Skip the pictures, please, and write out exactly the lines from the opening of the data through the line containing "XAxis, YAxis, ReferenceLine".

----------

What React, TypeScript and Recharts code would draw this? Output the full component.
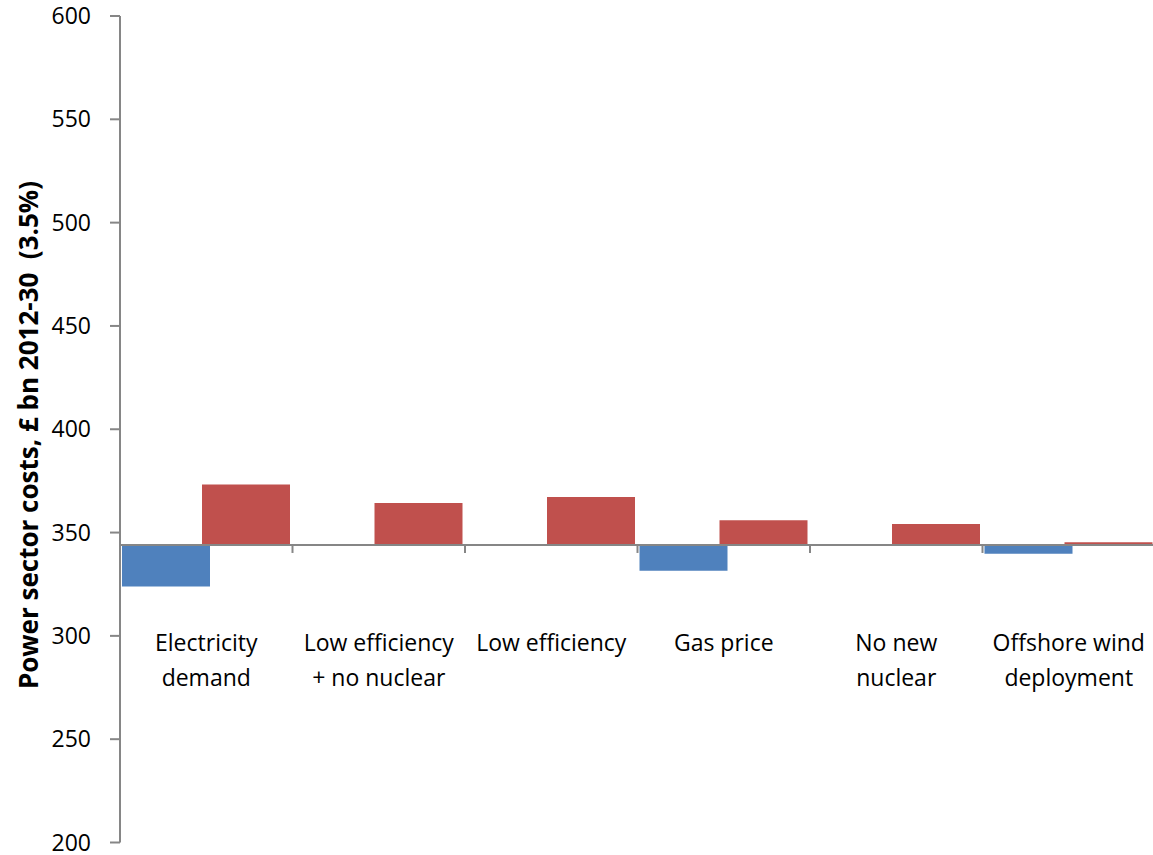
import React from 'react';
import { BarChart, Bar, XAxis, YAxis, ReferenceLine } from 'recharts';

// Sensitivities around the central case, £ bn 2012-30 at 3.5% discount rate
const scenarios = [
  'Electricity demand',
  'Low efficiency + no nuclear',
  'Low efficiency',
  'Gas price',
  'No new nuclear',
  'Offshore wind deployment',
];
const scenarioLines = [
  ['Electricity', 'demand'],
  ['Low efficiency', '+ no nuclear'],
  ['Low efficiency'],
  ['Gas price'],
  ['No new', 'nuclear'],
  ['Offshore wind', 'deployment'],
];
const centralCase = 344;
const lowCase = [323.9, null, null, 331.5, null, 339.7];
const highCase = [373.3, 364.3, 367.2, 355.9, 354.1, 345.3];
const yTicks = [200, 250, 300, 350, 400, 450, 500, 550, 600];

const data = scenarios.map((name, i) => ({
  name,
  low: lowCase[i] == null ? null : [lowCase[i], centralCase],
  high: [centralCase, highCase[i]],
}));

const WIDTH = 1153;
const HEIGHT = 855;
const MARGIN = { top: 16, right: -2, bottom: 0, left: 0 };
const Y_AXIS_WIDTH = 120;
const X_AXIS_HEIGHT = 12.5;
const PLOT_TOP = MARGIN.top;
const PLOT_HEIGHT = HEIGHT - MARGIN.top - MARGIN.bottom - X_AXIS_HEIGHT;
const BAND = (WIDTH - MARGIN.left - MARGIN.right - Y_AXIS_WIDTH) / scenarios.length;
const BASE_Y = PLOT_TOP + ((600 - centralCase) / 400) * PLOT_HEIGHT;

const FONT = "'Open Sans', sans-serif";
const AXIS_GREY = '#868686';
const LABEL_TOP = 651;
const LINE_GAP = 35;

const CategoryTick = (props: any) => {
  const { x, index } = props;
  const lines = scenarioLines[index] || [];
  return (
    <g>
      {index < scenarios.length - 1 && (
        <line x1={x + BAND / 2} x2={x + BAND / 2} y1={BASE_Y} y2={BASE_Y + 8} stroke={AXIS_GREY} strokeWidth={2} />
      )}
      {lines.map((line, i) => (
        <text key={i} x={x} y={LABEL_TOP + i * LINE_GAP} textAnchor="middle" fontFamily={FONT} fontSize={23} fill="#000">
          {line}
        </text>
      ))}
    </g>
  );
};

const AxisTitle = () => (
  <text
    x={28}
    y={435}
    transform="rotate(-90 28 435)"
    textAnchor="middle"
    dominantBaseline="central"
    fontFamily={FONT}
    fontWeight="bold"
    fontSize={26}
    fill="#000"
    style={{ whiteSpace: 'pre' }}
  >
    {'Power sector costs, £ bn 2012-30  (3.5%)'}
  </text>
);

export default function App() {
  return (
    <div style={{ position: 'absolute', left: 0, top: 0, background: '#fff' }}>
      <BarChart width={WIDTH} height={HEIGHT} data={data} margin={MARGIN} barGap={-8} barCategoryGap={2}>
        <XAxis
          dataKey="name"
          height={X_AXIS_HEIGHT}
          axisLine={false}
          tickLine={false}
          interval={0}
          tick={<CategoryTick />}
        />
        <YAxis
          width={Y_AXIS_WIDTH}
          domain={[200, 600]}
          ticks={yTicks}
          interval={0}
          allowDataOverflow
          axisLine={{ stroke: AXIS_GREY, strokeWidth: 2 }}
          tickLine={{ stroke: AXIS_GREY, strokeWidth: 2 }}
          tickSize={10}
          tickMargin={19}
          tick={{ fontFamily: FONT, fontSize: 23, fill: '#000' }}
          label={{ content: () => <AxisTitle /> }}
        />
        <Bar dataKey="low" fill="#4F81BD" isAnimationActive={false} />
        <Bar dataKey="high" fill="#C0504D" isAnimationActive={false} />
        <ReferenceLine y={centralCase} stroke={AXIS_GREY} strokeWidth={2} />
      </BarChart>
    </div>
  );
}
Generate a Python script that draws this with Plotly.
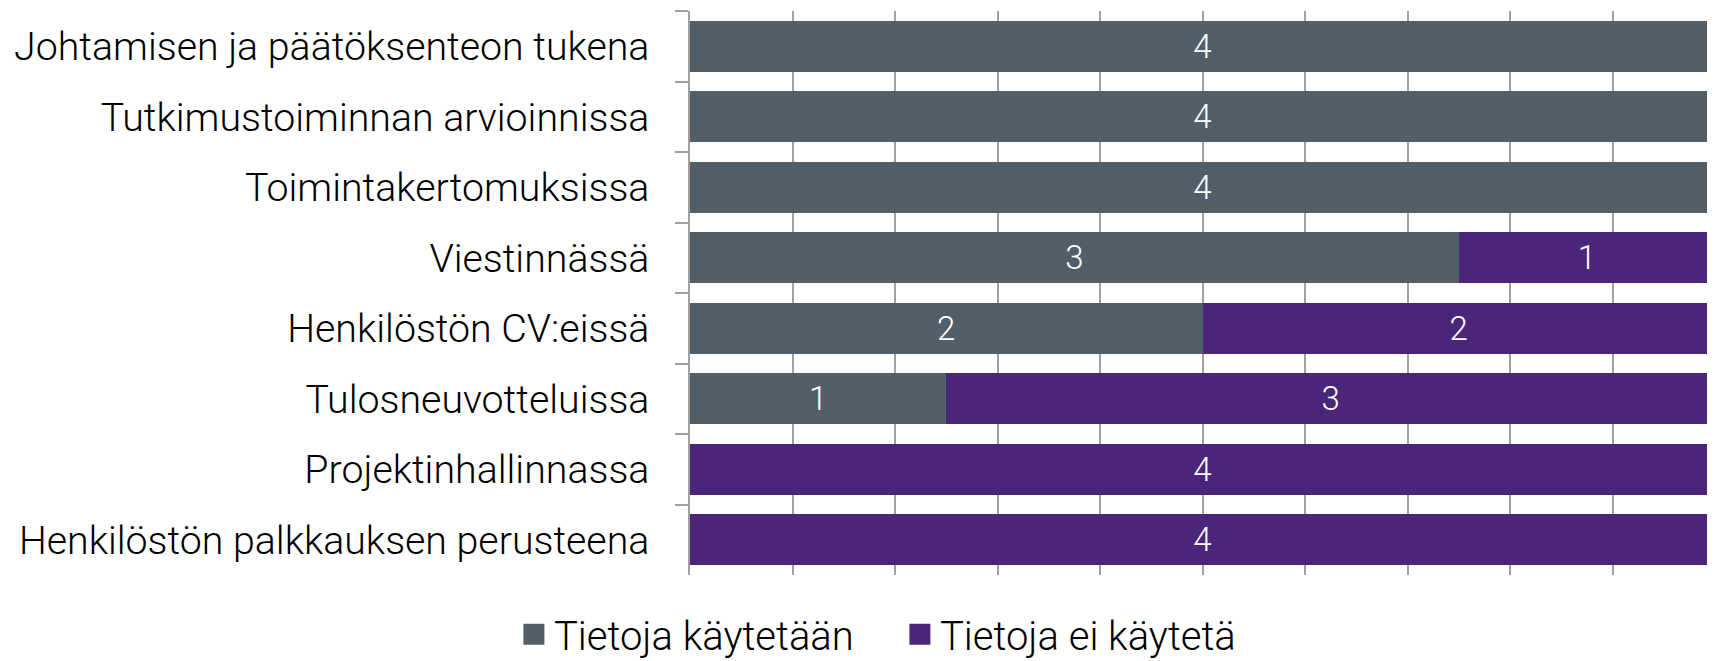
import plotly.graph_objects as go

categories = [
    "Johtamisen ja päätöksenteon tukena",
    "Tutkimustoiminnan arvioinnissa",
    "Toimintakertomuksissa",
    "Viestinnässä",
    "Henkilöstön CV:eissä",
    "Tulosneuvotteluissa",
    "Projektinhallinnassa",
    "Henkilöstön palkkauksen perusteena",
]
used = [4, 4, 4, 3, 2, 1, 0, 0]
not_used = [0, 0, 0, 1, 2, 3, 4, 4]
series_names = ["Tietoja käytetään", "Tietoja ei käytetä"]
colors = ["#525f68", "#4b257a"]

FONT = "Roboto"

fig = go.Figure()
for name, vals, col in zip(series_names, [used, not_used], colors):
    fig.add_trace(go.Bar(
        y=categories, x=vals, name=name, orientation="h",
        marker=dict(color=col, line=dict(width=0)),
        text=[str(v) if v else "" for v in vals],
        textposition="inside", insidetextanchor="middle",
        textfont=dict(color="white", size=33, family=FONT, weight=300),
        hoverinfo="skip", showlegend=False, legendgroup=name,
    ))
# legend entries with larger square swatches
for name, col in zip(series_names, colors):
    fig.add_trace(go.Scatter(
        x=[None], y=[None], mode="markers", name=name, legendgroup=name,
        marker=dict(symbol="square", size=16, color=col, line=dict(width=5, color=col)),
        hoverinfo="skip",
    ))

fig.update_layout(
    barmode="stack",
    bargap=0.28,
    width=1707, height=653,
    margin=dict(l=682, r=0, t=3, b=86, autoexpand=False),
    paper_bgcolor="white", plot_bgcolor="white",
    font=dict(family=FONT, color="black", weight=300),
    showlegend=True,
    legend=dict(orientation="h", x=0.5225, xanchor="center", xref="container",
                y=0.041, yanchor="middle", yref="container",
                font=dict(size=40, family=FONT, weight=300),
                itemwidth=30, entrywidth=341, traceorder="normal", itemclick=False),
)
fig.update_xaxes(range=[0, 4], dtick=0.4, showgrid=True, gridcolor="#a0a0a0",
                 gridwidth=1.5, showticklabels=False, zeroline=False, showline=False,
                 ticks="")
fig.update_yaxes(autorange="reversed", tickson="boundaries", ticks="outside",
                 ticklen=13, tickcolor="#a0a0a0", tickwidth=1.5,
                 showline=True, linecolor="#a0a0a0", linewidth=1.5, automargin=False,
                 showgrid=False, tickfont=dict(size=39.3, family=FONT, color="black", weight=300),
                 ticklabelstandoff=31)
fig.write_html("out.html")
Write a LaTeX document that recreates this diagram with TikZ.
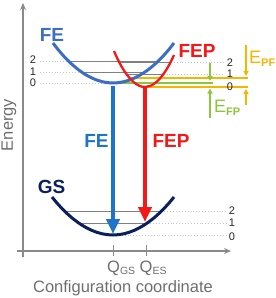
\documentclass[tikz,border=0pt]{standalone}
\usepackage{fontspec}
\setmainfont{Liberation Sans}
\usetikzlibrary{arrows.meta}
\definecolor{feblue}{HTML}{3D6EC6}
\definecolor{arrowblue}{HTML}{1E74C8}
\definecolor{fepred}{HTML}{F41818}
\definecolor{gsnavy}{HTML}{0B1F5E}
\definecolor{axisgray}{HTML}{8A8A8A}
\definecolor{textgray}{HTML}{6E6E6E}
\definecolor{efpgreen}{HTML}{8CC63F}
\definecolor{epforange}{HTML}{F7B500}

\begin{document}
\begin{tikzpicture}[x=1pt, y=-1pt, >=Stealth,
  axis/.style={draw=axisgray, line width=1.6pt},
  curve/.style={line width=3pt},
  level/.style={draw=gray, line width=1pt},
  guide/.style={draw=gray!45, dotted, line width=0.9pt},
  vib/.style={font=\fontsize{11}{12}\selectfont, text=black!85, inner sep=0pt},
  big/.style={font=\fontsize{19}{21}\selectfont\bfseries, inner sep=0pt, anchor=base},
  axislabel/.style={font=\fontsize{16.5}{18}\selectfont, text=textgray, inner sep=0pt},
  transition/.style={line width=3.8pt, -{Triangle[width=13pt,length=15pt]}},
  gap/.style={line width=1.3pt, -{Triangle[width=5pt,length=5pt]}}]
  \useasboundingbox (0,0) rectangle (276,298);

  \coordinate (ybot) at (23,257);
  \coordinate (ytop) at (23,3);
  \coordinate (xbeg) at (17,251);
  \coordinate (xend) at (231,251);
  \draw[axis, -{Stealth[length=7pt,width=6pt]}] (ybot) -- (ytop);
  \draw[axis, -{Stealth[length=7pt,width=6pt]}] (xbeg) -- (xend);
  \draw[axis, line width=1pt] (113,245) -- (113,256);
  \draw[axis, line width=1pt] (146,245) -- (146,256);

  \node[axislabel, rotate=90] (energy) at (9,125) {Energy};
  \node[axislabel, anchor=base] (config) at (123,292) {Configuration coordinate};
  \node[axislabel, anchor=base west] (qgs) at (107,272) {Q\raisebox{-2.5pt}{\fontsize{10.5}{11}\selectfont GS}};
  \node[axislabel, anchor=base west] (qes) at (139.5,272) {Q\raisebox{-2.5pt}{\fontsize{10.5}{11}\selectfont ES}};

  \draw[guide] (40,61) -- (68.5,61);
  \draw[guide] (40,72) -- (81.5,72);
  \draw[guide] (40,83) -- (113,83);
  \draw[level] (68.5,61) -- (157.5,61);
  \draw[level] (81.5,72) -- (144.5,72);
  \draw[level] (119.2,62) -- (170.8,62);
  \draw[level] (126.4,74) -- (163.6,74);
  \draw[guide] (170.8,62) -- (224,62);
  \draw[guide] (163.6,74) -- (224,74);
  \draw[draw=epforange, line width=1.4pt] (130,78) -- (248,78);
  \draw[draw=efpgreen, line width=1.2pt] (113,83) -- (213,83);
  \draw[draw=epforange, line width=1.4pt] (145,87) -- (248,87);

  \draw[level] (64.5,211) -- (161.5,211);
  \draw[level] (78.7,223) -- (147.3,223);
  \draw[guide] (161.5,211) -- (227,211);
  \draw[guide] (147.3,223) -- (227,223);
  \draw[guide] (113,235) -- (227,235);

  \node[vib] (fe2) at (33,60) {2};
  \node[vib] (fe1) at (33,72) {1};
  \node[vib] (fe0) at (33,83) {0};
  \node[vib] (fep2) at (230,63) {2};
  \node[vib] (fep1) at (230,74) {1};
  \node[vib] (fep0) at (230,87) {0};
  \node[vib] (gs2) at (232,211) {2};
  \node[vib] (gs1) at (232,223) {1};
  \node[vib] (gs0) at (232,237) {0};

  \draw[curve, feblue] (53,43) parabola bend (113,83) (174,43);
  \draw[curve, fepred, line width=2.3pt] (114,51) parabola bend (145,87) (174,55);
  \draw[curve, gsnavy] (52,197) parabola bend (113,235) (174,197);

  \node[big, feblue] (felabel) at (52,41) {FE};
  \node[big, fepred] (feplabel) at (197,57) {FEP};
  \node[big, gsnavy] (gslabel) at (51.5,193) {GS};

  \coordinate (feupper) at (113,86);
  \coordinate (felower) at (113,234);
  \coordinate (fepupper) at (145,88);
  \coordinate (feplower) at (145,222);
  \draw[transition, arrowblue] (feupper) -- (felower);
  \draw[transition, fepred] (fepupper) -- (feplower);
  \node[big, arrowblue] (fearrow) at (96.5,147) {FE};
  \node[big, fepred] (feparrow) at (171,147) {FEP};

  \coordinate (efptop) at (210,63);
  \coordinate (efpmid) at (210,81);
  \coordinate (efpbot) at (210,118);
  \coordinate (efpend) at (210,88.5);
  \draw[gap, efpgreen] (efptop) -- (efpmid);
  \draw[gap, efpgreen] (efpbot) -- (efpend);
  \coordinate (epftop) at (246,45);
  \coordinate (epfmid) at (246,76);
  \coordinate (epfbot) at (246,105);
  \coordinate (epfend) at (246,89);
  \draw[gap, epforange] (epftop) -- (epfmid);
  \draw[gap, epforange] (epfbot) -- (epfend);

  \node[anchor=base west, inner sep=0pt, text=epforange, font=\fontsize{18}{20}\selectfont] (epf) at (249,63) {E\raisebox{-3pt}{\fontsize{11}{12}\selectfont\bfseries PF}};
  \node[anchor=base west, inner sep=0pt, text=efpgreen, font=\fontsize{18}{20}\selectfont] (efp) at (214,112) {E\raisebox{-3pt}{\fontsize{11}{12}\selectfont\bfseries FP}};
\end{tikzpicture}
\end{document}
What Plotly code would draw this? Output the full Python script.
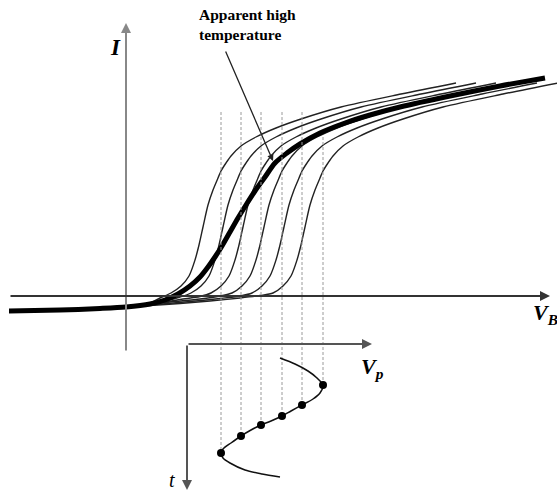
import plotly.graph_objects as go

# ---------------- data ----------------
# Upper panel: probe I-V characteristics (V_B, I), arbitrary units
thick_vb = [-117, -66, -26, 0, 24, 39, 52, 64, 74, 82, 89, 96, 104, 112, 120, 129, 139, 149, 161, 174,
            194, 219, 244, 274, 324, 374, 419]
thick_i = [-15, -14, -12.5, -11, -8, -4, 2, 10, 19, 29, 39, 50, 64, 78, 91, 105, 119, 133, 143, 152,
           163, 173, 181, 189, 200, 210, 218]

c1_vb = [-117, -66, 0, 24, 34, 45, 55, 63, 69, 73, 77, 82, 87, 92, 95, 100, 105, 115, 130, 150, 175, 215, 275, 330]
c1_i = [-15, -14, -11, -7, -2, 3, 10, 20, 36, 51, 69, 91, 106, 118, 125, 133, 140, 150, 159, 168, 177, 189, 202, 213]

c2_vb = [-117, -66, 0, 24, 39, 54, 65, 75, 83, 89, 93, 97, 102, 107, 112, 115, 120, 125, 135, 150, 170, 195, 235, 295, 350]
c2_i = [-15, -14, -11, -8.5, -5, -1, 3, 10, 20, 36, 51, 69, 91, 106, 118, 125, 133, 140, 150, 159, 168, 177, 189, 202, 213]

c3_vb = [-117, -66, 0, 24, 54, 74, 85, 95, 103, 109, 113, 117, 122, 127, 132, 135, 140, 145, 155, 170, 190, 215, 255, 315, 370]
c3_i = [-15, -14, -11, -8.5, -3.5, -0.5, 3, 10, 20, 36, 51, 69, 91, 106, 118, 125, 133, 140, 150, 159, 168, 177, 189, 202, 213]

c4_vb = [-117, -66, 0, 24, 44, 74, 94, 106, 116, 124, 130, 134, 138, 143, 148, 153, 156, 161, 166, 176, 191, 211, 236, 276, 336, 391]
c4_i = [-15, -14, -11, -8.5, -6, -3, 0, 3, 10, 20, 36, 51, 69, 91, 106, 118, 125, 133, 140, 150, 159, 168, 177, 189, 202, 213]

c5_vb = [-117, -66, 0, 24, 64, 94, 114, 126, 136, 144, 150, 154, 158, 163, 168, 173, 176, 181, 186, 196, 211, 231, 256, 296, 356, 411]
c5_i = [-15, -14, -11, -9, -5.5, -2.5, 0, 3, 10, 20, 36, 51, 69, 91, 106, 118, 125, 133, 140, 150, 159, 168, 177, 189, 202, 213]

c6_vb = [-117, -66, 0, 24, 54, 84, 114, 134, 147, 157, 165, 171, 175, 179, 184, 189, 194, 197, 202, 207, 217, 232, 252, 277, 317, 377, 432]
c6_i = [-15, -14, -11, -9.5, -7.5, -5, -2, 0.5, 3, 10, 20, 36, 51, 69, 91, 106, 118, 125, 133, 140, 150, 159, 168, 177, 189, 202, 213]

thin_curves = [(c1_vb, c1_i), (c2_vb, c2_i), (c3_vb, c3_i), (c4_vb, c4_i), (c5_vb, c5_i), (c6_vb, c6_i)]

# Lower panel: plasma potential V_p versus time t (t grows downward)
sweep_vp = [34, 54, 74, 95, 115, 136]
sweep_t = [109, 92, 81, 72, 61, 41]
guide_top_t = [-232, -232, -232, -232, -232, -207]

vp_curve = [93, 108, 121, 130, 136, 133, 126, 115, 104, 95, 84, 74, 64, 54, 44, 36, 34, 36, 43, 58, 75, 93]
t_curve = [14, 20, 27, 34, 41, 49, 55, 61, 67, 72, 77, 81, 86, 92, 99, 105, 109, 114, 119, 126, 130, 133]

# ---------------- figure ----------------
SERIF = "'Liberation Serif', 'Times New Roman', serif"
fig = go.Figure()

# dashed guide lines (lower-panel coordinates)
for vp, t0, t1 in zip(sweep_vp, guide_top_t, sweep_t):
    fig.add_trace(go.Scatter(x=[vp, vp], y=[t0, t1], xaxis="x2", yaxis="y2", mode="lines",
                             line=dict(color="#9a9a9a", width=1, dash="3px,2px"), hoverinfo="skip"))

# thin I-V curves
for vb, cur in thin_curves:
    fig.add_trace(go.Scatter(x=vb, y=cur, mode="lines",
                             line=dict(color="#222222", width=1.4, shape="spline", smoothing=0.8),
                             hoverinfo="skip"))

# thick averaged curve
fig.add_trace(go.Scatter(x=thick_vb, y=thick_i, mode="lines",
                         line=dict(color="#000000", width=5, shape="spline", smoothing=0.8),
                         hoverinfo="skip"))

# Vp(t) curve and sample dots
fig.add_trace(go.Scatter(x=vp_curve, y=t_curve, xaxis="x2", yaxis="y2", mode="lines",
                         line=dict(color="#111111", width=1.5, shape="spline", smoothing=0.8),
                         hoverinfo="skip"))
fig.add_trace(go.Scatter(x=sweep_vp, y=sweep_t, xaxis="x2", yaxis="y2", mode="markers",
                         marker=dict(color="#000000", size=8), hoverinfo="skip"))

ann = []
# axis arrows, upper panel
ann.append(dict(x=0, y=273, ax=0, ay=-56, xref="x", yref="y", axref="x", ayref="y", text="",
                showarrow=True, arrowhead=2, arrowsize=1, arrowwidth=2, arrowcolor="#888888"))
ann.append(dict(x=424, y=0, ax=-117, ay=0, xref="x", yref="y", axref="x", ayref="y", text="",
                showarrow=True, arrowhead=2, arrowsize=1, arrowwidth=2, arrowcolor="#333333"))
# axis arrows, lower panel
ann.append(dict(x=185, y=0, ax=0, ay=0, xref="x2", yref="y2", axref="x2", ayref="y2", text="",
                showarrow=True, arrowhead=2, arrowsize=1, arrowwidth=2, arrowcolor="#555555"))
ann.append(dict(x=0, y=146, ax=0, ay=0, xref="x2", yref="y2", axref="x2", ayref="y2", text="",
                showarrow=True, arrowhead=2, arrowsize=1, arrowwidth=2, arrowcolor="#555555"))
# pointer arrow
ann.append(dict(x=147, y=135, ax=99, ay=246, xref="x", yref="y", axref="x", ayref="y", text="",
                showarrow=True, arrowhead=2, arrowsize=1, arrowwidth=1.3, arrowcolor="#222222"))
# labels
ann.append(dict(x=-11, y=249, xref="x", yref="y", showarrow=False, text="<b><i>I</i></b>",
                font=dict(family=SERIF, size=23, color="#000")))
ann.append(dict(x=405, y=-18, xref="x", yref="y", showarrow=False, xanchor="left",
                text="<b><i>V</i></b><sub><b><i>B</i></b></sub>",
                font=dict(family=SERIF, size=22, color="#000")))
ann.append(dict(x=172, y=24, xref="x2", yref="y2", showarrow=False, xanchor="left",
                text="<b><i>V</i></b><sub><b><i>p</i></b></sub>",
                font=dict(family=SERIF, size=22, color="#000")))
ann.append(dict(x=-15, y=136, xref="x2", yref="y2", showarrow=False,
                text="<i>t</i>", font=dict(family=SERIF, size=20, color="#000")))
ann.append(dict(x=71, y=292, xref="x", yref="y", showarrow=False, xanchor="left", yanchor="top",
                align="left", text="<b>Apparent high<br>temperature</b>",
                font=dict(family=SERIF, size=15.5, color="#000")))

fig.update_layout(
    width=557, height=494, margin=dict(l=0, r=0, t=0, b=0),
    paper_bgcolor="white", plot_bgcolor="white", showlegend=False,
    xaxis=dict(range=[-126, 431], visible=False, domain=[0, 1]),
    yaxis=dict(range=[-198, 296], visible=False, domain=[0, 1]),
    xaxis2=dict(range=[-187, 370], visible=False, overlaying="x", anchor="y2"),
    yaxis2=dict(range=[150, -344], visible=False, overlaying="y", anchor="x2"),
    annotations=ann,
)

fig.write_html("out.html")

----------

Response for this exercise:
What React, TypeScript and Recharts code would draw this? Output the full component.
import React from 'react';
import { BarChart, Bar, XAxis, YAxis, ReferenceLine } from 'recharts';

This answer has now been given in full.